The measure is not expected to impact on family formation, stability or breakdown.
|Equalities impacts||This measure will not impact disproportionately on people with any of the legally protected characteristics.|
|Impact on business including civil society organisations|| This measure will impact on non-compliant individuals and businesses with debts over £1,000 who have not complied with their legal obligations.
Deposit-takers (e.g. financial institutions) will be required to provide information to HMRC and hold and transfer sums from customers' accounts to HMRC. The administrative costs of doing this are expected to be negligible and the legislation provides for the ability to introduce regulations to enable deposit-takers to re-coup some of their costs by deducting a small administrative fee from debtors' accounts.
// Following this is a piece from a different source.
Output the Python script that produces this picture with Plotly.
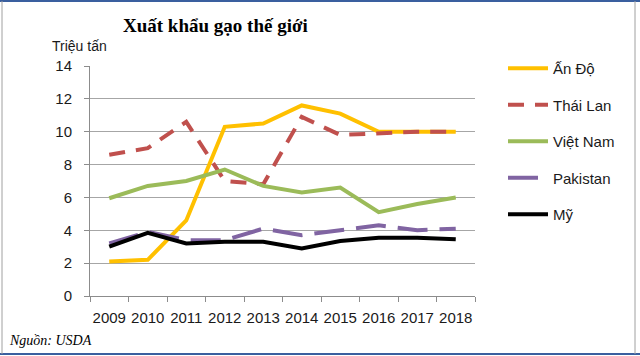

|Operational impact (£m) (HMRC or other)||The additional costs to HMRC of implementing this change are expected to be £800,000 over 5 years.|
|Other impacts|| Justice impact test: the measure includes a right of objection to HMRC, followed by a right of appeal to the County Court. It is estimated that approximately 200 objections to HMRC will be generated each year. A small number of these may be followed by appeals to the County Court which will have an impact on HM Courts & Tribunals Service (HMCTS). HMRC has worked closely with Ministry of Justice and HMCTS to ensure the County Courts are prepared for this small increase in cases.
Small and micro business assessment: the measure will have no impact on small and micro businesses. Other impacts have been considered and none have been identified.
Monitoring and evaluation
The government has committed to an HMRC led review of this measure after two years of operation, to be laid before Parliament.